Predicates
Predicates in Ahnlich are metadata-based filters that allow you to query and filter stored data beyond just similarity search. They work alongside vector similarity to enable powerful hybrid queries.
Overview
When you store data in Ahnlich (both DB and AI), each entry consists of:
- Key: The vector embedding (or raw key for DB stores)
- Value: Metadata as key-value pairs (e.g.,
{"author": "Alice", "category": "tech"})
Predicates let you filter results based on this metadata.
Core Concepts
Predicate
A predicate is a single comparison operation on a metadata field. Ahnlich supports four operators:
| Operator | Description | Example |
|---|---|---|
EQUALS | Exact match | author = "Alice" |
NOT EQUALS | Not equal | status != "draft" |
IN | Value in list | category IN ["tech", "science"] |
NOT IN | Value not in list | priority NOT IN ["low", "spam"] |
Predicate Condition
A predicate condition combines predicates using logical operators:
| Operator | Description | Example |
|---|---|---|
AND | Both conditions must be true | (author = "Alice") AND (category = "tech") |
OR | Either condition must be true | (status = "published") OR (priority = "high") |
Conditions can be nested to create complex queries:
(author = "Alice" AND category = "tech") OR (priority = "high")
Predicate Index
A predicate index optimizes queries on specific metadata fields. Without an index, Ahnlich scans all entries. With an index, lookups are much faster.
Creating an index:
CREATEPREDINDEX (author, category) IN my_store
Dropping an index:
DROPPREDINDEX (category) IN my_store
Indexes are idempotent - creating an existing index won't error, it just adds new ones.
Supported Data Types
Predicates work with metadata values of type:
- String - Text values like
"Alice","tech","published" - Binary - Raw bytes (for image hashes, etc.)
Examples
Simple Predicate Query
Find all entries where author is "Alice":
GETPRED (author = "Alice") IN my_store
Complex Condition
Find tech articles by Alice or Bob:
GETPRED (((author = Alice) OR (author = Bob)) AND (category = tech)) IN my_store
Hybrid Query (Similarity + Predicate)
Find similar documents, filtered by author:
Ahnlich AI:
GETSIMN 5 WITH [machine learning tutorial] USING cosinesimilarity IN my_store WHERE (author = Alice)
Ahnlich DB:
GETSIMN 5 WITH [0.1, 0.2, ...] USING cosinesimilarity IN my_store WHERE (author = "Alice")

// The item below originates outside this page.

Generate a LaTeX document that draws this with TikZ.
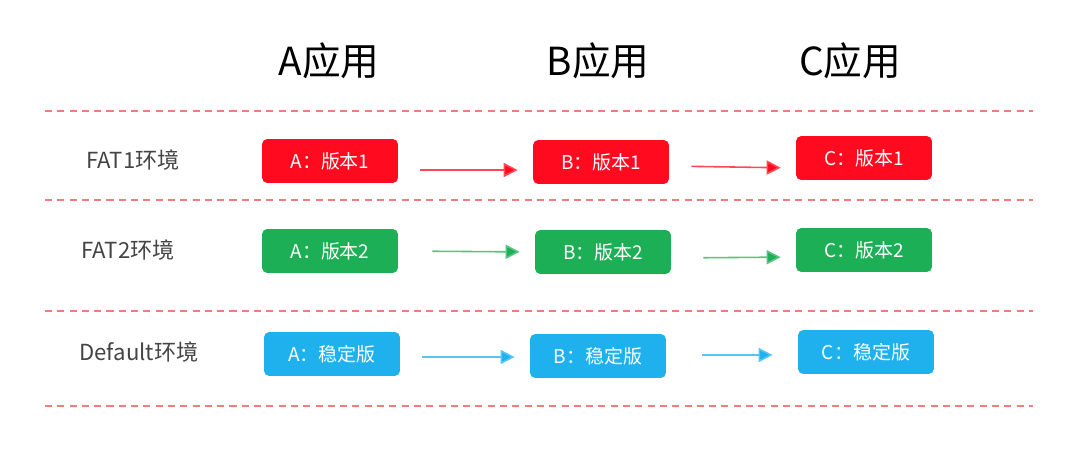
\documentclass[tikz,border=0pt]{standalone}
\usepackage{fontspec}
\setmainfont{Noto Sans CJK SC}
\usetikzlibrary{arrows.meta}
\definecolor{appred}{HTML}{FF0A1E}
\definecolor{appgreen}{HTML}{1DAF55}
\definecolor{appblue}{HTML}{1FB1EE}
\definecolor{sepline}{HTML}{F07C7C}
\definecolor{envgray}{HTML}{444444}
\tikzset{
  verbox/.style={fill=#1, text=white, rounded corners=3pt, minimum width=2.72cm, minimum height=0.88cm, font=\fontsize{10.8}{12}\selectfont, inner sep=0pt},
  flow/.style={draw=#1!75, line width=0.9pt, -{Triangle[length=8pt,width=8pt,fill=#1]}, shorten <=22*0.02cm, shorten >=15*0.02cm},
  envlabel/.style={text=envgray, font=\fontsize{12.6}{14}\selectfont},
  header/.style={font=\fontsize{22}{24}\selectfont}
}
\begin{document}
\begin{tikzpicture}[x=0.02cm, y=-0.02cm]
      \useasboundingbox (0,0) rectangle (1080,473);

      % column heads
      \node[header] (hA) at (329, 61) {A应用};
      \node[header] (hB) at (598, 61) {B应用};
      \node[header] (hC) at (850, 61) {C应用};

      % separators
      \foreach \y in {111, 200, 311, 406}{
        \draw[sepline, line width=0.7pt, dash pattern=on 4pt off 3pt] (45, \y) -- (1033, \y);
      }

      % environments
      \node[envlabel] (eFAT1) at (133, 160) {FAT1环境};
      \node[envlabel] (eFAT2) at (128, 250) {FAT2环境};
      \node[envlabel] (eDef) at (139, 352) {Default环境};

      % FAT1
      \node[verbox=appred] (a1) at (330, 161) {A：版本1};
      \node[verbox=appred] (b1) at (601, 162) {B：版本1};
      \node[verbox=appred] (c1) at (864, 158) {C：版本1};
      % FAT2
      \node[verbox=appgreen] (a2) at (330, 251) {A：版本2};
      \node[verbox=appgreen] (b2) at (603, 252) {B：版本2};
      \node[verbox=appgreen] (c2) at (864, 250) {C：版本2};
      % Default
      \node[verbox=appblue] (a3) at (332, 354) {A：稳定版};
      \node[verbox=appblue] (b3) at (598, 356) {B：稳定版};
      \node[verbox=appblue] (c3) at (866, 352) {C：稳定版};

      \draw[flow=appred] ([yshift=-9*0.02cm]a1.east) -- ([yshift=-8*0.02cm]b1.west);
      \draw[flow=appred] ([yshift=-4*0.02cm]b1.east) -- ([yshift=-10*0.02cm]c1.west);
      \draw[flow=appgreen, shorten <=34*0.02cm] (a2.east) -- (b2.west);
      \draw[flow=appgreen, shorten <=32*0.02cm] ([yshift=-6*0.02cm]b2.east) -- ([yshift=-7*0.02cm]c2.west);
      \draw[flow=appblue] ([yshift=-3*0.02cm]a3.east) -- ([yshift=-1*0.02cm]b3.west);
      \draw[flow=appblue, shorten <=36*0.02cm, shorten >=25*0.02cm] ([yshift=1*0.02cm]b3.east) -- ([yshift=-3*0.02cm]c3.west);
    \end{tikzpicture}
\end{document}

This combines vector similarity with metadata filtering.
Using IN Operator
Find entries with multiple allowed values:
GETPRED (category IN (tech, science, ai)) IN my_store
Delete by Predicate
Remove all draft entries:
DELPRED (status = "draft") IN my_store
Best Practices
1. Create Indexes for Frequently Queried Fields
If you often filter by author, create an index:
CREATEPREDINDEX (author) IN my_store
2. Declare Predicates at Store Creation
Specify expected predicates upfront:
Ahnlich AI:
CREATESTORE my_store
QUERYMODEL all-minilm-l6-v2
INDEXMODEL all-minilm-l6-v2
PREDICATES (author, category, status)
Ahnlich DB:
CREATESTORE my_store
DIMENSION 384
CREATEPREDINDEX (author, category, status)
3. Keep Metadata Lightweight
Predicates are for filtering, not bulk data storage. Keep values small:
- ✅ Good:
{"author": "Alice", "category": "tech"} - ❌ Bad:
{"content": "<entire article text>"}
4. Use AND/OR Efficiently
- Use
ANDwhen both conditions must match (narrows results) - Use
ORwhen either condition matches (broadens results)
5. Index High-Cardinality Fields
If a field has many unique values (like author), index it. Low-cardinality fields (like status with only 2-3 values) benefit less from indexing.
CLI Command Reference
| Command | Description |
|---|---|
CREATEPREDINDEX | Create index on metadata fields |
DROPPREDINDEX | Remove index from fields |
GETPRED | Query by predicate only |
GETSIMN ... WHERE | Similarity search filtered by predicate |
DELPRED | Delete entries matching predicate |
See detailed examples in:
Limitations
- Predicates only support equality-based comparisons (no regex, range queries, or full-text search yet)
- Index updates are synchronous - creating an index on a large store may take time
- No support for numeric comparisons (e.g.,
age > 18) - use string equality as a workaround
Advanced: Predicate Internals
Under the hood, predicates are structured as:
PredicateCondition:
- Value(Predicate) // Single predicate
- And(left, right) // Logical AND
- Or(left, right) // Logical OR
Predicate:
- Equals(key, value)
- NotEquals(key, value)
- In(key, [values])
- NotIn(key, [values])
This structure allows nesting and complex boolean logic while keeping the implementation efficient.